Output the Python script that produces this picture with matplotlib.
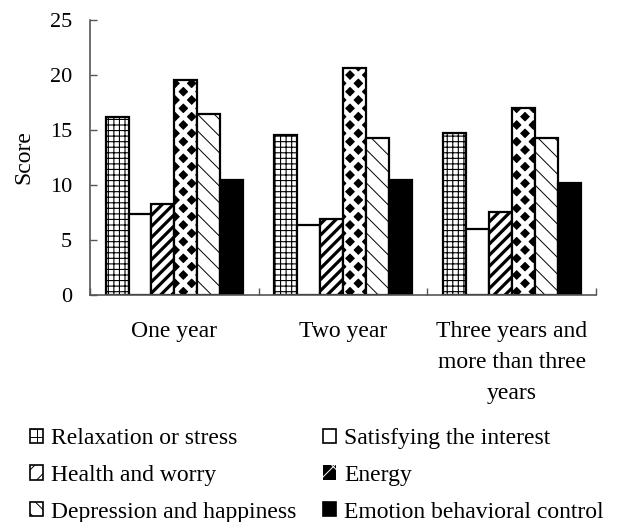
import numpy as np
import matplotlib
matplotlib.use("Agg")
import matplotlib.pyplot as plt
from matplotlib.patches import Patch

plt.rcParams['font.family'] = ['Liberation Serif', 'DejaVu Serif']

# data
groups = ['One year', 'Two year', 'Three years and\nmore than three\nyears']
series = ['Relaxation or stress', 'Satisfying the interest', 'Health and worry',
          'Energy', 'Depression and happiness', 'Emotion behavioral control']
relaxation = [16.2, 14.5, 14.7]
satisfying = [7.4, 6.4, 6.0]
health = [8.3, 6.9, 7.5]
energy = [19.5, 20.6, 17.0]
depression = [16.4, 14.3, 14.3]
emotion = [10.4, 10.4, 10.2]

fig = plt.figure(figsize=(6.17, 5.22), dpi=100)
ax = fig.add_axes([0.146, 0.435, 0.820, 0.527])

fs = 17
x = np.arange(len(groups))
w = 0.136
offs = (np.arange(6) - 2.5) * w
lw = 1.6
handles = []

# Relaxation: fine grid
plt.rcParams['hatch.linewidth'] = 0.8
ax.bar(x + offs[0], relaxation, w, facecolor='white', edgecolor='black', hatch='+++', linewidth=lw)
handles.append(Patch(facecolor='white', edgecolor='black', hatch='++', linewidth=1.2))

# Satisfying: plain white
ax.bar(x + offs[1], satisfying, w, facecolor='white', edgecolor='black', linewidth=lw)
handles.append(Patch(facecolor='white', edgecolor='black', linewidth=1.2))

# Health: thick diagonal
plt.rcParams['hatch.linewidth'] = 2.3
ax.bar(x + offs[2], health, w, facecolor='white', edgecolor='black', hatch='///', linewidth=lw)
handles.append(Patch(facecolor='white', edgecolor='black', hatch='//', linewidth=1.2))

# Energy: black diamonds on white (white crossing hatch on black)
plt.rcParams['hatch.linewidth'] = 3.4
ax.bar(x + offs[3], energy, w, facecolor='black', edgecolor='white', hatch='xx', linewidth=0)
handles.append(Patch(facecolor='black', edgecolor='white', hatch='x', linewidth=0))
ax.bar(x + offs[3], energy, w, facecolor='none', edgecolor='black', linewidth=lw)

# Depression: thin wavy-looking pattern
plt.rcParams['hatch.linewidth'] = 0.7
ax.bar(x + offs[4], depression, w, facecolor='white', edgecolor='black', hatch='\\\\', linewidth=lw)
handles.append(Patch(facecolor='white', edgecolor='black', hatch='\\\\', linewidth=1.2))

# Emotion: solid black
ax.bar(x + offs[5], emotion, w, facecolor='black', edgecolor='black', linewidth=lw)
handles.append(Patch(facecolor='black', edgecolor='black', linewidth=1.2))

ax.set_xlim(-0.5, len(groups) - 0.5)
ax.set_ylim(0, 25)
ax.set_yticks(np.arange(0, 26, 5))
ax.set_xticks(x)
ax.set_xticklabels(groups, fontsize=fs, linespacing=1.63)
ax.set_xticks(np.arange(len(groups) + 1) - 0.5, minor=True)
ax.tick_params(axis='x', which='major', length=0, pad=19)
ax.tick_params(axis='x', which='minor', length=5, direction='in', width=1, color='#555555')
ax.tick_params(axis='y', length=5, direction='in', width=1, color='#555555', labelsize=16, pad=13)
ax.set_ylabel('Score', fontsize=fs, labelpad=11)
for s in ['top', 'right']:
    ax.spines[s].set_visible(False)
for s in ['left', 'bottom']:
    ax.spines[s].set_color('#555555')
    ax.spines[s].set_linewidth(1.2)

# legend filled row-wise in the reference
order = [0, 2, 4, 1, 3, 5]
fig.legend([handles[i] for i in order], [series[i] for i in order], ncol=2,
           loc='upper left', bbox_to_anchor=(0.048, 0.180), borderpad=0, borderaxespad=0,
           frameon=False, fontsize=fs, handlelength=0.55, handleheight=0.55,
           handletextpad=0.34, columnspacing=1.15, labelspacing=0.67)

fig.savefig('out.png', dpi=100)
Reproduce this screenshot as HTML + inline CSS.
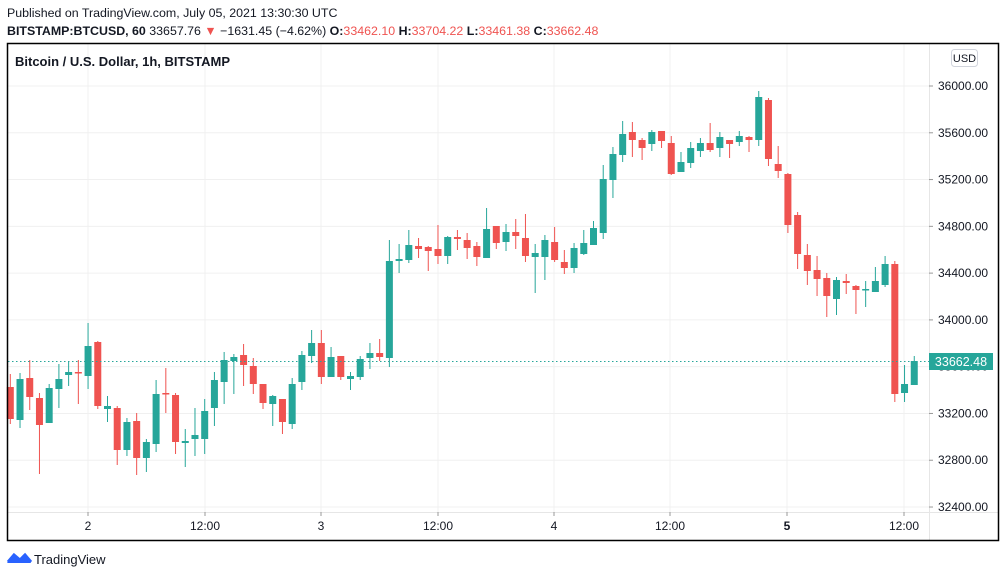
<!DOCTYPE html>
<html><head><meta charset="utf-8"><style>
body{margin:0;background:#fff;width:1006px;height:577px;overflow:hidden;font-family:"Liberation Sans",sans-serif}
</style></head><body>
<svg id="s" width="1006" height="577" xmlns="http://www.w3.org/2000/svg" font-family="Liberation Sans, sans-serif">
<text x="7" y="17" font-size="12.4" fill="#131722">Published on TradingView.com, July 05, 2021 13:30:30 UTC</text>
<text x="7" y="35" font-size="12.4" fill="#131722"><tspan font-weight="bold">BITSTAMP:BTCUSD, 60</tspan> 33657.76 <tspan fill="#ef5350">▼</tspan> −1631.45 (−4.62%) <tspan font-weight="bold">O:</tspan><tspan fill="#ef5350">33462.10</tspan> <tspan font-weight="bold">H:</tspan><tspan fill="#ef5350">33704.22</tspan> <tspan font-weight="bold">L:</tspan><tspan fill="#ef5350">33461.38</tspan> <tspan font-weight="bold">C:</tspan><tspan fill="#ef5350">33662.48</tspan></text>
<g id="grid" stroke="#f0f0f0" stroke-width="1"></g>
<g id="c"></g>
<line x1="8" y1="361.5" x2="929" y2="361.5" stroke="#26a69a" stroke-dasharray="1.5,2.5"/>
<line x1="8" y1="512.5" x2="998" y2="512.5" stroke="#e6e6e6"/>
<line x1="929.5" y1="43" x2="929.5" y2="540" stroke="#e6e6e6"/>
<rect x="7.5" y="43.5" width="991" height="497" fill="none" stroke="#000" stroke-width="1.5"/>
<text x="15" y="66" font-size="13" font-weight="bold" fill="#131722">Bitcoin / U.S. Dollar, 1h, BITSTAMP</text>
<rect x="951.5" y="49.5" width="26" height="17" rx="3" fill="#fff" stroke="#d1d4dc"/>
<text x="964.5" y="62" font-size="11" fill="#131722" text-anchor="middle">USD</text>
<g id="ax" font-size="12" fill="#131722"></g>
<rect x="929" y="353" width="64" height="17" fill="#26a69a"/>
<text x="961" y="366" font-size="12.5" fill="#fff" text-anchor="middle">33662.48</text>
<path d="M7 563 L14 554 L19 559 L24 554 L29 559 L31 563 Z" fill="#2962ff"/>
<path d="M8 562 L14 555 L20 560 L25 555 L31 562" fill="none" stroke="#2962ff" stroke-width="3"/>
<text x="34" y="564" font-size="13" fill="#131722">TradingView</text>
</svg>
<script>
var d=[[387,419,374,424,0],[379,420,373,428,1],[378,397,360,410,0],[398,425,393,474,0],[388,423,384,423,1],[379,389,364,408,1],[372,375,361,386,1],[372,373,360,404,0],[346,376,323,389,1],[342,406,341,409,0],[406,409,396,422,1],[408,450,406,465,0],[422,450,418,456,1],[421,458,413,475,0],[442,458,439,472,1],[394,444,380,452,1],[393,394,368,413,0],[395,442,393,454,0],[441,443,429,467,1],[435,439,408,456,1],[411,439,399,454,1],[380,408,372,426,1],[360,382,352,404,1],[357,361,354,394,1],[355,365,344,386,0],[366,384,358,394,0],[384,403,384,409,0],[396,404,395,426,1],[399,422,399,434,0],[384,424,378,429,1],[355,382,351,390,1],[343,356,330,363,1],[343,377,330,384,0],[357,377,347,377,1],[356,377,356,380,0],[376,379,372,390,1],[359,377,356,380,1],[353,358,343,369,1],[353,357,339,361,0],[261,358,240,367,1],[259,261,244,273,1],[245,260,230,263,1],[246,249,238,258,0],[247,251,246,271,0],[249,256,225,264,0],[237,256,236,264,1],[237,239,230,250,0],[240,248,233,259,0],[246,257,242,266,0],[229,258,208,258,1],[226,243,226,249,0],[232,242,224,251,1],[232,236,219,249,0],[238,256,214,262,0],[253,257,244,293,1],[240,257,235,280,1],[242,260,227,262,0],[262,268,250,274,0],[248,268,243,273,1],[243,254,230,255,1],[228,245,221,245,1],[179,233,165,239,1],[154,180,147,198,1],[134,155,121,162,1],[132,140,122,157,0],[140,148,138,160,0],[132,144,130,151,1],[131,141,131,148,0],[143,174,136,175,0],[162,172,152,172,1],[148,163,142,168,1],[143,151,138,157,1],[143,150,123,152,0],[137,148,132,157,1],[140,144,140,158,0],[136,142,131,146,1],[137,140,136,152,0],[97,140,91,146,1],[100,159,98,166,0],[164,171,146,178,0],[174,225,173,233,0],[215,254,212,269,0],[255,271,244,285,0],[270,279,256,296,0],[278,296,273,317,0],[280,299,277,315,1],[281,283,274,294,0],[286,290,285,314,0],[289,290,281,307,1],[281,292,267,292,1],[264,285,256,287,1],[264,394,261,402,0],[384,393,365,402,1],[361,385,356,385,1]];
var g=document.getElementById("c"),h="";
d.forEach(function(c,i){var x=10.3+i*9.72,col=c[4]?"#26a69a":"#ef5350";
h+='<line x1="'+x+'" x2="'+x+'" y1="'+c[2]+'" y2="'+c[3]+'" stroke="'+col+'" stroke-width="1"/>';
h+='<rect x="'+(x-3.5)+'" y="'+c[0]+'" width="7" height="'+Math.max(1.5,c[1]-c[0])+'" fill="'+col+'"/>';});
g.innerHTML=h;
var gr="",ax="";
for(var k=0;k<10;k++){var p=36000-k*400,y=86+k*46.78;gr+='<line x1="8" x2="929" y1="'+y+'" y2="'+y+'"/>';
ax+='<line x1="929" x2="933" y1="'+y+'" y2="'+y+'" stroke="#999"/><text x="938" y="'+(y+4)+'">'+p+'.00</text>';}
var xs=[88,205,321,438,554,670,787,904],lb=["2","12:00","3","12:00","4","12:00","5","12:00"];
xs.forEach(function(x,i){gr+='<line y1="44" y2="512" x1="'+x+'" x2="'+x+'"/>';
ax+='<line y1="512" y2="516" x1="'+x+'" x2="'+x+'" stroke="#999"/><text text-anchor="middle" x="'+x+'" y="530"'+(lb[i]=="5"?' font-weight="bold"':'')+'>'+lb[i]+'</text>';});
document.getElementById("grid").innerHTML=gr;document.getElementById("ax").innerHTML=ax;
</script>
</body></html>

Written task
Take the lines from the start of the material to the line with "facecolor='none', edgecolor='black', linewidth=lw)", both included, and transcribe them exactly without the pictures.

Complete answer
Output the Python script that produces this picture with matplotlib.
import numpy as np
import matplotlib
matplotlib.use("Agg")
import matplotlib.pyplot as plt
from matplotlib.patches import Patch

plt.rcParams['font.family'] = ['Liberation Serif', 'DejaVu Serif']

# data
groups = ['One year', 'Two year', 'Three years and\nmore than three\nyears']
series = ['Relaxation or stress', 'Satisfying the interest', 'Health and worry',
          'Energy', 'Depression and happiness', 'Emotion behavioral control']
relaxation = [16.2, 14.5, 14.7]
satisfying = [7.4, 6.4, 6.0]
health = [8.3, 6.9, 7.5]
energy = [19.5, 20.6, 17.0]
depression = [16.4, 14.3, 14.3]
emotion = [10.4, 10.4, 10.2]

fig = plt.figure(figsize=(6.17, 5.22), dpi=100)
ax = fig.add_axes([0.146, 0.435, 0.820, 0.527])

fs = 17
x = np.arange(len(groups))
w = 0.136
offs = (np.arange(6) - 2.5) * w
lw = 1.6
handles = []

# Relaxation: fine grid
plt.rcParams['hatch.linewidth'] = 0.8
ax.bar(x + offs[0], relaxation, w, facecolor='white', edgecolor='black', hatch='+++', linewidth=lw)
handles.append(Patch(facecolor='white', edgecolor='black', hatch='++', linewidth=1.2))

# Satisfying: plain white
ax.bar(x + offs[1], satisfying, w, facecolor='white', edgecolor='black', linewidth=lw)
handles.append(Patch(facecolor='white', edgecolor='black', linewidth=1.2))

# Health: thick diagonal
plt.rcParams['hatch.linewidth'] = 2.3
ax.bar(x + offs[2], health, w, facecolor='white', edgecolor='black', hatch='///', linewidth=lw)
handles.append(Patch(facecolor='white', edgecolor='black', hatch='//', linewidth=1.2))

# Energy: black diamonds on white (white crossing hatch on black)
plt.rcParams['hatch.linewidth'] = 3.4
ax.bar(x + offs[3], energy, w, facecolor='black', edgecolor='white', hatch='xx', linewidth=0)
handles.append(Patch(facecolor='black', edgecolor='white', hatch='x', linewidth=0))
ax.bar(x + offs[3], energy, w, facecolor='none', edgecolor='black', linewidth=lw)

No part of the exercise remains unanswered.